→ WHAT IS EXPECTED
Repeat the material below word for word and leave out all pictures.

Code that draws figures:
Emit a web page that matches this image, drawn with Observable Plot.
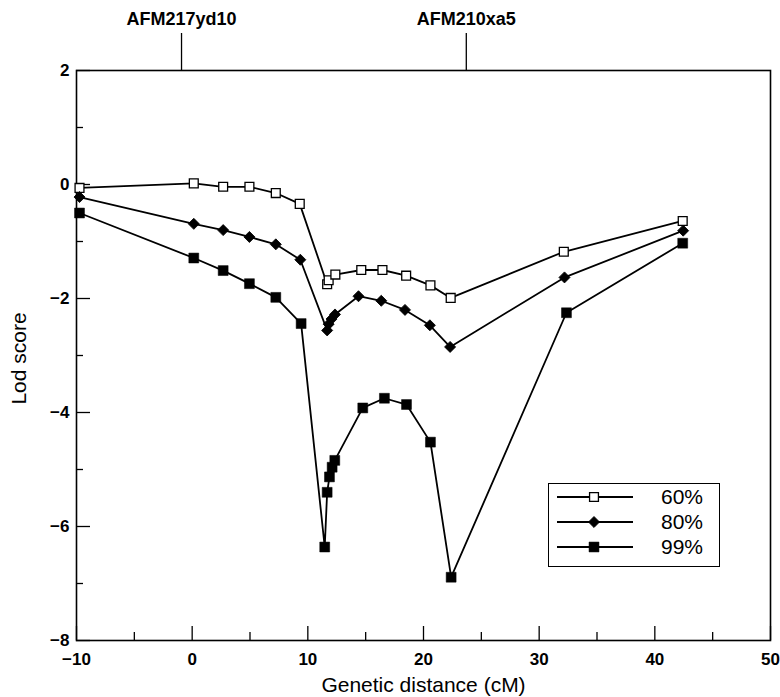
<!DOCTYPE html>
<html><head><meta charset="utf-8">
<script src="https://cdn.jsdelivr.net/npm/d3@7"></script>
<script src="https://cdn.jsdelivr.net/npm/@observablehq/plot@0.6"></script>
<style>
body{margin:0;background:#fff;}
#chart{position:relative;width:780px;height:697px;font-family:"Liberation Sans",Arial,sans-serif;}
#legend{position:absolute;left:548px;top:483px;width:170px;height:82px;border:1.5px solid #000;background:#fff;}
</style></head><body><div id="chart"></div>
<script>
// ---- data ----
const seriesNames = ["60%", "80%", "99%"];
const x60 = [-9.74, 0.14, 2.68, 4.95, 7.23, 9.3, 11.67, 11.8, 12.38, 14.62, 16.45, 18.5, 20.6, 22.35, 32.13, 42.41];
const y60 = [-0.06, 0.02, -0.04, -0.04, -0.15, -0.34, -1.75, -1.68, -1.58, -1.50, -1.50, -1.60, -1.77, -1.99, -1.18, -0.64];
const x80 = [-9.74, 0.14, 2.68, 4.95, 7.23, 9.35, 11.67, 11.8, 12.05, 12.35, 14.38, 16.35, 18.4, 20.55, 22.3, 32.19, 42.45];
const y80 = [-0.22, -0.69, -0.80, -0.92, -1.05, -1.32, -2.56, -2.45, -2.36, -2.28, -1.96, -2.04, -2.20, -2.47, -2.85, -1.63, -0.81];
const x99 = [-9.74, 0.14, 2.68, 4.95, 7.23, 9.42, 11.46, 11.67, 11.87, 12.1, 12.33, 14.75, 16.62, 18.53, 20.6, 22.39, 32.36, 42.41];
const y99 = [-0.50, -1.29, -1.51, -1.74, -1.98, -2.44, -6.36, -5.40, -5.13, -4.96, -4.84, -3.92, -3.75, -3.86, -4.52, -6.89, -2.25, -1.03];
const markerNames = ["AFM217yd10", "AFM210xa5"];
const markerPositions = [-0.92, 23.7];
const xMajorTicks = [-10, 0, 10, 20, 30, 40, 50];
const xMinorTicks = [-5, 5, 15, 25, 35, 45];
const yMajorTicks = [-8, -6, -4, -2, 0, 2];
const yMinorTicks = [-7, -5, -3, -1, 1];
const xLabel = "Genetic distance (cM)";
const yLabel = "Lod score";

// ---- layout ----
const W = 780, H = 697, mL = 76, mR = 10, mT = 70, mB = 57;
const innerW = W - mL - mR, innerH = H - mT - mB;
const fmt = d => (d < 0 ? "\u2212" + Math.abs(d) : String(d));

const styles = [
  {symbol: "square", fill: "white", r: 5, rotate: 0, strokeWidth: 1.3},
  {symbol: "square", fill: "black", r: 4.4, rotate: 45, strokeWidth: 0.8},
  {symbol: "square", fill: "black", r: 5.6, rotate: 0, strokeWidth: 0.5}
];
const seriesData = [[x60, y60], [x80, y80], [x99, y99]].map(([xs, ys], k) =>
  xs.map((x, i) => ({series: seriesNames[k], x, y: ys[i]})));
const rows = seriesData.flat();

const plot = Plot.plot({
  width: W, height: H,
  marginLeft: mL, marginRight: mR, marginTop: mT, marginBottom: mB,
  x: {domain: [-10, 50]},
  y: {domain: [-8, 2]},
  style: {fontFamily: '"Liberation Sans", Arial, sans-serif', background: "white", overflow: "visible"},
  marks: [
    Plot.frame({stroke: "black", strokeWidth: 1.6}),
    Plot.ruleX(xMajorTicks, {x: d => d, insetTop: innerH - 14, strokeWidth: 1.3}),
    Plot.ruleX(xMinorTicks, {x: d => d, insetTop: innerH - 8, strokeWidth: 1.3}),
    Plot.ruleY(yMajorTicks, {y: d => d, insetRight: innerW - 14, strokeWidth: 1.3}),
    Plot.ruleY(yMinorTicks, {y: d => d, insetRight: innerW - 7, strokeWidth: 1.3}),
    Plot.axisX({ticks: xMajorTicks, tickSize: 0, tickPadding: 12, tickFormat: fmt, fontSize: 17, fontWeight: "bold", label: null}),
    Plot.axisY({ticks: yMajorTicks, tickSize: 0, tickPadding: 7, tickFormat: fmt, fontSize: 17, fontWeight: "bold", label: null}),
    Plot.ruleX(markerPositions, {x: d => d, insetTop: -37, insetBottom: innerH, strokeWidth: 1.3}),
    Plot.text(markerNames, {x: (d, i) => markerPositions[i], text: d => d, frameAnchor: "top", lineAnchor: "middle", dy: -51, fontSize: 18, fontWeight: "bold"}),
    Plot.text([xLabel], {text: d => d, frameAnchor: "bottom", lineAnchor: "middle", textAnchor: "middle", dy: 45, fontSize: 21}),
    Plot.text([yLabel], {text: d => d, frameAnchor: "left", lineAnchor: "middle", textAnchor: "middle", dx: -57, dy: 3, rotate: -90, fontSize: 21}),
    Plot.line(rows, {x: "x", y: "y", z: "series", stroke: "black", strokeWidth: 1.8}),
    ...seriesData.map((data, k) => Plot.dot(data, {
      x: "x", y: "y", symbol: styles[k].symbol, r: styles[k].r, rotate: styles[k].rotate,
      fill: styles[k].fill, stroke: "black", strokeWidth: styles[k].strokeWidth
    }))
  ]
});
const chart = document.getElementById("chart");
chart.appendChild(plot);

// ---- legend ----
const legend = d3.select(chart).append("div").attr("id", "legend");
const lsvg = legend.append("svg").attr("width", 170).attr("height", 82);
seriesNames.forEach((name, k) => {
  const cy = 13 + k * 25;
  const g = lsvg.append("g");
  g.append("line").attr("x1", 8).attr("x2", 84).attr("y1", cy).attr("y2", cy).attr("stroke", "black").attr("stroke-width", 1.8);
  const st = styles[k];
  g.append("path")
    .attr("d", d3.symbol(d3.symbolSquare, Math.PI * st.r * st.r)())
    .attr("transform", `translate(45,${cy}) rotate(${st.rotate})`)
    .attr("fill", st.fill).attr("stroke", "black").attr("stroke-width", st.strokeWidth);
  g.append("text").attr("x", 112).attr("y", cy).attr("dy", "0.35em")
    .attr("font-size", 21).attr("font-family", '"Liberation Sans", Arial, sans-serif').text(name);
});
</script></body></html>
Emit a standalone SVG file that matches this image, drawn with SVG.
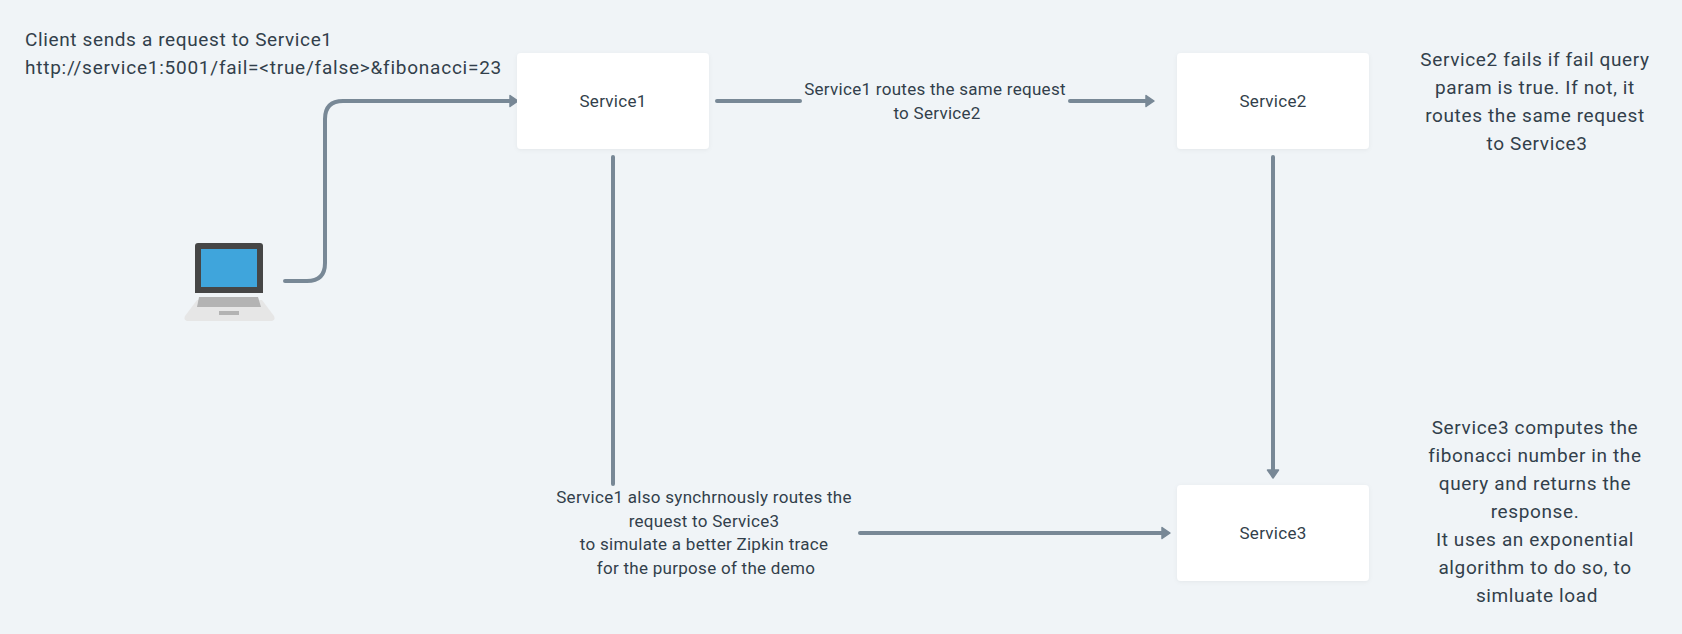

→ THE SOLUTION
Emit a web page that matches this image, drawn with Observable Plot.
<!DOCTYPE html>
<html><head><meta charset="utf-8">
<script src="https://cdn.jsdelivr.net/npm/d3@7"></script>
<script src="https://cdn.jsdelivr.net/npm/@observablehq/plot@0.6"></script>
<style>
body{margin:0;background:#fff;}
#chart{position:relative;width:780px;height:697px;font-family:"Liberation Sans",Arial,sans-serif;}
#legend{position:absolute;left:548px;top:483px;width:170px;height:82px;border:1.5px solid #000;background:#fff;}
</style></head><body><div id="chart"></div>
<script>
// ---- data ----
const seriesNames = ["60%", "80%", "99%"];
const x60 = [-9.74, 0.14, 2.68, 4.95, 7.23, 9.3, 11.67, 11.8, 12.38, 14.62, 16.45, 18.5, 20.6, 22.35, 32.13, 42.41];
const y60 = [-0.06, 0.02, -0.04, -0.04, -0.15, -0.34, -1.75, -1.68, -1.58, -1.50, -1.50, -1.60, -1.77, -1.99, -1.18, -0.64];
const x80 = [-9.74, 0.14, 2.68, 4.95, 7.23, 9.35, 11.67, 11.8, 12.05, 12.35, 14.38, 16.35, 18.4, 20.55, 22.3, 32.19, 42.45];
const y80 = [-0.22, -0.69, -0.80, -0.92, -1.05, -1.32, -2.56, -2.45, -2.36, -2.28, -1.96, -2.04, -2.20, -2.47, -2.85, -1.63, -0.81];
const x99 = [-9.74, 0.14, 2.68, 4.95, 7.23, 9.42, 11.46, 11.67, 11.87, 12.1, 12.33, 14.75, 16.62, 18.53, 20.6, 22.39, 32.36, 42.41];
const y99 = [-0.50, -1.29, -1.51, -1.74, -1.98, -2.44, -6.36, -5.40, -5.13, -4.96, -4.84, -3.92, -3.75, -3.86, -4.52, -6.89, -2.25, -1.03];
const markerNames = ["AFM217yd10", "AFM210xa5"];
const markerPositions = [-0.92, 23.7];
const xMajorTicks = [-10, 0, 10, 20, 30, 40, 50];
const xMinorTicks = [-5, 5, 15, 25, 35, 45];
const yMajorTicks = [-8, -6, -4, -2, 0, 2];
const yMinorTicks = [-7, -5, -3, -1, 1];
const xLabel = "Genetic distance (cM)";
const yLabel = "Lod score";

// ---- layout ----
const W = 780, H = 697, mL = 76, mR = 10, mT = 70, mB = 57;
const innerW = W - mL - mR, innerH = H - mT - mB;
const fmt = d => (d < 0 ? "\u2212" + Math.abs(d) : String(d));

const styles = [
  {symbol: "square", fill: "white", r: 5, rotate: 0, strokeWidth: 1.3},
  {symbol: "square", fill: "black", r: 4.4, rotate: 45, strokeWidth: 0.8},
  {symbol: "square", fill: "black", r: 5.6, rotate: 0, strokeWidth: 0.5}
];
const seriesData = [[x60, y60], [x80, y80], [x99, y99]].map(([xs, ys], k) =>
  xs.map((x, i) => ({series: seriesNames[k], x, y: ys[i]})));
const rows = seriesData.flat();

const plot = Plot.plot({
  width: W, height: H,
  marginLeft: mL, marginRight: mR, marginTop: mT, marginBottom: mB,
  x: {domain: [-10, 50]},
  y: {domain: [-8, 2]},
  style: {fontFamily: '"Liberation Sans", Arial, sans-serif', background: "white", overflow: "visible"},
  marks: [
    Plot.frame({stroke: "black", strokeWidth: 1.6}),
    Plot.ruleX(xMajorTicks, {x: d => d, insetTop: innerH - 14, strokeWidth: 1.3}),
    Plot.ruleX(xMinorTicks, {x: d => d, insetTop: innerH - 8, strokeWidth: 1.3}),
    Plot.ruleY(yMajorTicks, {y: d => d, insetRight: innerW - 14, strokeWidth: 1.3}),
    Plot.ruleY(yMinorTicks, {y: d => d, insetRight: innerW - 7, strokeWidth: 1.3}),
    Plot.axisX({ticks: xMajorTicks, tickSize: 0, tickPadding: 12, tickFormat: fmt, fontSize: 17, fontWeight: "bold", label: null}),
    Plot.axisY({ticks: yMajorTicks, tickSize: 0, tickPadding: 7, tickFormat: fmt, fontSize: 17, fontWeight: "bold", label: null}),
    Plot.ruleX(markerPositions, {x: d => d, insetTop: -37, insetBottom: innerH, strokeWidth: 1.3}),
    Plot.text(markerNames, {x: (d, i) => markerPositions[i], text: d => d, frameAnchor: "top", lineAnchor: "middle", dy: -51, fontSize: 18, fontWeight: "bold"}),
    Plot.text([xLabel], {text: d => d, frameAnchor: "bottom", lineAnchor: "middle", textAnchor: "middle", dy: 45, fontSize: 21}),
    Plot.text([yLabel], {text: d => d, frameAnchor: "left", lineAnchor: "middle", textAnchor: "middle", dx: -57, dy: 3, rotate: -90, fontSize: 21}),
    Plot.line(rows, {x: "x", y: "y", z: "series", stroke: "black", strokeWidth: 1.8}),
    ...seriesData.map((data, k) => Plot.dot(data, {
      x: "x", y: "y", symbol: styles[k].symbol, r: styles[k].r, rotate: styles[k].rotate,
      fill: styles[k].fill, stroke: "black", strokeWidth: styles[k].strokeWidth
    }))
  ]
});
const chart = document.getElementById("chart");
chart.appendChild(plot);

// ---- legend ----
const legend = d3.select(chart).append("div").attr("id", "legend");
const lsvg = legend.append("svg").attr("width", 170).attr("height", 82);
seriesNames.forEach((name, k) => {
  const cy = 13 + k * 25;
  const g = lsvg.append("g");
  g.append("line").attr("x1", 8).attr("x2", 84).attr("y1", cy).attr("y2", cy).attr("stroke", "black").attr("stroke-width", 1.8);
  const st = styles[k];
  g.append("path")
    .attr("d", d3.symbol(d3.symbolSquare, Math.PI * st.r * st.r)())
    .attr("transform", `translate(45,${cy}) rotate(${st.rotate})`)
    .attr("fill", st.fill).attr("stroke", "black").attr("stroke-width", st.strokeWidth);
  g.append("text").attr("x", 112).attr("y", cy).attr("dy", "0.35em")
    .attr("font-size", 21).attr("font-family", '"Liberation Sans", Arial, sans-serif').text(name);
});
</script></body></html>
Emit a standalone SVG file that matches this image, drawn with SVG.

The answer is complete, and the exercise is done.